Vanuit deze overweging bestudeer ik hier de rol van sport. In dit stuk zal ik nagaan wat er voor de stelling van Lever te zeggen valt dat sport de plaats van kerk en religie is gaan innemen in moderne samenlevingen en daar soortgelijke samenbindende functies heeft verworven als kerk en religie in traditionele samenlevingen plachten te hebben.

Terwijl er een uitvoerige literatuur bestaat over religieuze aspecten van de hedendaagse sportbeleving in de VS (zie hieronder), bestaan er bij mijn weten geen gelijksoortige studies voor Europa, laat staan voor Nederland. Dit artikel kan niets anders zijn dan een eerste exploratie van het bewijs voor de stelling. Ik ben al tevreden met het openleggen van het terrein voor het historisch en sociologisch onderzoek dat de stelling oproept.

Religieuze wortels van de moderne sport

Op het eerste gezicht lijken religie en sport twee totaal uiteenlopende gebieden van het samenleven.
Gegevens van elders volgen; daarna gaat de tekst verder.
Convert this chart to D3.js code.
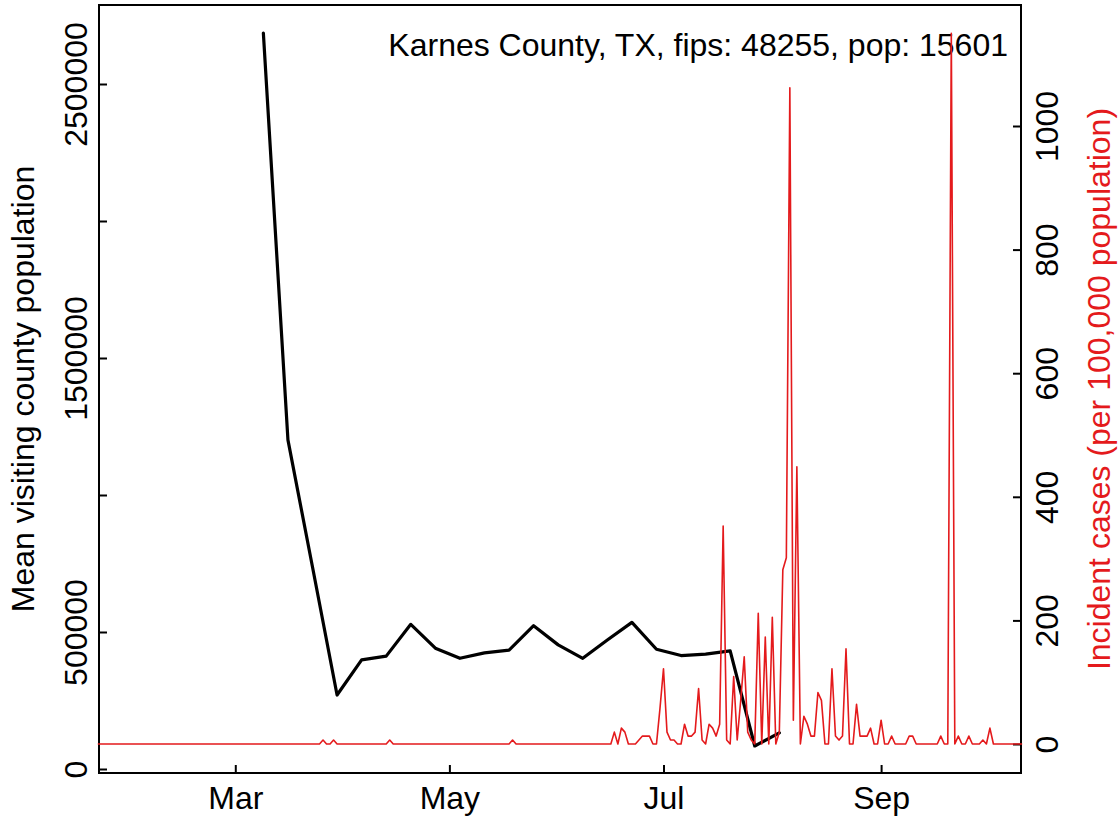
<!DOCTYPE html>
<html>
<head>
<meta charset="utf-8">
<script src="https://cdn.jsdelivr.net/npm/d3@7"></script>
<style>
  html, body { margin: 0; padding: 0; background: #fff; }
  text { font-family: "Liberation Sans", Arial, Helvetica, sans-serif; }
</style>
</head>
<body>
<svg id="chart" width="1119" height="822"></svg>
<script>
// ---------- data ----------
const titleText = "Karnes County, TX, fips: 48255, pop: 15601";
const leftAxisTitle = "Mean visiting county population";
const rightAxisTitle = "Incident cases (per 100,000 population)";

// weekly mean visiting county population (black line)
const visitDates = ["2020-03-09","2020-03-16","2020-03-23","2020-03-30","2020-04-06","2020-04-13",
  "2020-04-20","2020-04-27","2020-05-04","2020-05-11","2020-05-18","2020-05-25","2020-06-01",
  "2020-06-08","2020-06-15","2020-06-22","2020-06-29","2020-07-06","2020-07-13","2020-07-20",
  "2020-07-27","2020-08-03"];
const visitValues = [2686000,1201000,737000,270000,398000,412000,
  528000,441000,404000,424000,434000,523000,453000,
  404000,471000,535000,437000,414000,419000,431000,
  84000,132000];

// daily incident cases per 100,000 (red line), first day 2020-01-22
const caseStart = "2020-01-22";
const caseValues = [
  0,0,0,0,0,0,0,0,0,0, 0,0,0,0,0,0,0,0,0,0,            // 0-19
  0,0,0,0,0,0,0,0,0,0, 0,0,0,0,0,0,0,0,0,0,            // 20-39
  0,0,0,0,0,0,0,0,0,0, 0,0,0,0,0,0,0,0,0,0,            // 40-59
  0,0,0,0,6.41,0,0,6.41,0,0, 0,0,0,0,0,0,0,0,0,0,      // 60-79
  0,0,0,6.41,0,0,0,0,0,0, 0,0,0,0,0,0,0,0,0,0,         // 80-99
  0,0,0,0,0,0,0,0,0,0, 0,0,0,0,0,0,0,0,6.41,0,         // 100-119
  0,0,0,0,0,0,0,0,0,0, 0,0,0,0,0,0,0,0,0,0,            // 120-139
  0,0,0,0,0,0,0,19.23,0,25.64,                         // 140-149
  19.23,0,0,0,6.41,12.82,12.82,12.82,0,0,              // 150-159
  57.69,121.79,19.23,6.41,6.41,0,0,32.05,12.82,12.82,  // 160-169
  19.23,89.74,6.41,0,32.05,25.64,12.82,32.05,352.56,6.41, // 170-179
  0,108.97,6.41,70.51,141.03,19.23,6.41,0,211.54,0,    // 180-189
  173.08,0,205.13,0,19.23,282.05,301.28,1062.0,38.46,448.72, // 190-199
  0,44.87,32.05,12.82,12.82,83.33,70.51,0,0,121.79,    // 200-209
  12.82,6.41,12.82,153.85,0,0,64.10,12.82,12.82,12.82, // 210-219
  25.64,0,0,38.46,0,0,12.82,0,0,0,                     // 220-229
  0,12.82,12.82,0,0,0,0,0,0,0,                         // 230-239
  12.82,0,0,1150.0,0,12.82,0,0,12.82,0,                // 240-249
  0,0,6.41,0,25.64,0,0,0,0,0,                          // 250-259
  0,0,0,0                                              // 260-263
];

const xDomain = ["2020-01-22","2020-10-11"];
const xTickDates = ["2020-03-01","2020-05-01","2020-07-01","2020-09-01"];
const xTickLabels = ["Mar","May","Jul","Sep"];
const leftTicks = [0,500000,1000000,1500000,2000000,2500000];
const leftTickLabels = ["0","500000","","1500000","","2500000"];
const rightTicks = [0,200,400,600,800,1000];
const rightTickLabels = ["0","200","400","600","800","1000"];

// ---------- layout ----------
const box = {left: 99, right: 1021, top: 5, bottom: 773};
const RED = "#e41a1c";
const FONT = 32;

const parse = d3.utcParse("%Y-%m-%d");
const svg = d3.select("#chart");

const x = d3.scaleUtc().domain(xDomain.map(parse)).range([98.4, 1021.5]);
const yL = d3.scaleLinear().domain([0, 2500000]).range([769, 84]);
const yR = d3.scaleLinear().domain([0, 1000]).range([744, 126]);

const visit = visitDates.map((d,i) => ({date: parse(d), v: visitValues[i]}));
const start = parse(caseStart);
const cases = caseValues.map((v,i) => ({date: d3.utcDay.offset(start, i), v}));

// box
svg.append("rect")
  .attr("x", box.left).attr("y", box.top)
  .attr("width", box.right - box.left).attr("height", box.bottom - box.top)
  .attr("fill", "none").attr("stroke", "#000").attr("stroke-width", 2);

// left axis
const gL = svg.append("g").attr("transform", `translate(${box.left},0)`)
  .call(d3.axisLeft(yL).tickValues(leftTicks).tickSize(-8)
        .tickFormat((d,i) => leftTickLabels[i]));
gL.select(".domain").remove();
gL.selectAll(".tick line").attr("stroke", "#000").attr("stroke-width", 2);
gL.selectAll(".tick text")
  .attr("x", null).attr("dy", null).attr("y", null)
  .attr("text-anchor", "middle")
  .attr("transform", "translate(-12,0) rotate(-90)")
  .attr("font-size", FONT).attr("fill", "#000")
  .style("font-family", '"Liberation Sans", Arial, sans-serif');

// right axis
const gR = svg.append("g").attr("transform", `translate(${box.right},0)`)
  .call(d3.axisRight(yR).tickValues(rightTicks).tickSize(-8)
        .tickFormat((d,i) => rightTickLabels[i]));
gR.select(".domain").remove();
gR.selectAll(".tick line").attr("stroke", "#000").attr("stroke-width", 2);
gR.selectAll(".tick text")
  .attr("x", null).attr("dy", null).attr("y", null)
  .attr("text-anchor", "middle")
  .attr("transform", "translate(37,0) rotate(-90)")
  .attr("font-size", FONT).attr("fill", "#000")
  .style("font-family", '"Liberation Sans", Arial, sans-serif');

// bottom axis
const gB = svg.append("g").attr("transform", `translate(0,${box.bottom})`)
  .call(d3.axisBottom(x).tickValues(xTickDates.map(parse)).tickSize(-8)
        .tickFormat((d,i) => xTickLabels[i]));
gB.select(".domain").remove();
gB.selectAll(".tick line").attr("stroke", "#000").attr("stroke-width", 2);
gB.selectAll(".tick text")
  .attr("y", 36).attr("dy", null)
  .attr("font-size", FONT).attr("fill", "#000")
  .style("font-family", '"Liberation Sans", Arial, sans-serif');

// axis titles
svg.append("text")
  .attr("transform", `translate(34,389) rotate(-90)`)
  .attr("text-anchor", "middle").attr("font-size", FONT).attr("fill", "#000")
  .text(leftAxisTitle);
svg.append("text")
  .attr("transform", `translate(1110,389) rotate(-90)`)
  .attr("text-anchor", "middle").attr("font-size", FONT).attr("fill", RED)
  .text(rightAxisTitle);

// black line
svg.append("path").datum(visit)
  .attr("fill", "none").attr("stroke", "#000").attr("stroke-width", 3.2)
  .attr("stroke-linejoin", "round").attr("stroke-linecap", "round")
  .attr("d", d3.line().x(d => x(d.date)).y(d => yL(d.v)));

// title
svg.append("text")
  .attr("x", 1008).attr("y", 56)
  .attr("text-anchor", "end").attr("font-size", FONT).attr("fill", "#000")
  .text(titleText);

// red line
svg.append("path").datum(cases)
  .attr("fill", "none").attr("stroke", RED).attr("stroke-width", 1.6)
  .attr("stroke-linejoin", "round").attr("stroke-linecap", "round")
  .attr("d", d3.line().x(d => x(d.date)).y(d => yR(d.v)));
</script>
</body>
</html>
Bij nader inzien is er een nauw verband en veel gelijkenis tussen deze gebieden. Een van de eerste belangrijke sociologische en historische studies over sport heeft de opvallende titel From ritual to record.[7] Allen Guttmann vatte de verschillen tussen allerlei traditionele sportachtige activiteiten en de moderne sport van de twintigste eeuw samen in een zevental karakteristieken, waarvan secularisering de eerste is.

Guttmann stelde vast dat er veel gegevens bestaan die uitwijzen dat in primitieve samenlevingen activiteiten als rennen, springen, gooien, worstelen en balspel deel uitmaakten van religieuze rituelen en ceremonieën. Deze vormen van spel hadden een ceremoniële functie. Ze dienden om de goden te behagen, om vruchtbaarheid en regen te verzekeren, het leven in stand te houden en te verlengen, demonen uit te bannen en zieken te genezen. Soms is deze religieuze functie nog zichtbaar in de moderne sport. Zo kunnen toeristen in Siena (Italië) tweemaal per jaar (2 juli en 16 augustus) een paardenrace bijwonen die nog geheel in een traditioneel religieus kader gehouden wordt, de palio.

De races vinden plaats ter ere van de maagd Maria. De prijs voor de winnaar is een banier met haar afbeelding. Voor elke race wordt in iedere wijk het paard dat de wijk gaat vertegenwoordigen en dat slechts drie dagen tevoren door het lot aan de wijk is toegewezen, in de wijkkerk geleid en plechtig gezegend. Wat men hier kan zien is dat een race een plaats heeft in een veel groter ceremonieel waarin de stad en haar wijken hun vitaliteit laten zien. Het religieuze ceremonieel in het kader waarvan dit alles plaatsvindt en dat gericht is op de maagd Maria is de vanzelfsprekende wijze waarop de stad haar eenheid manifesteert.[8]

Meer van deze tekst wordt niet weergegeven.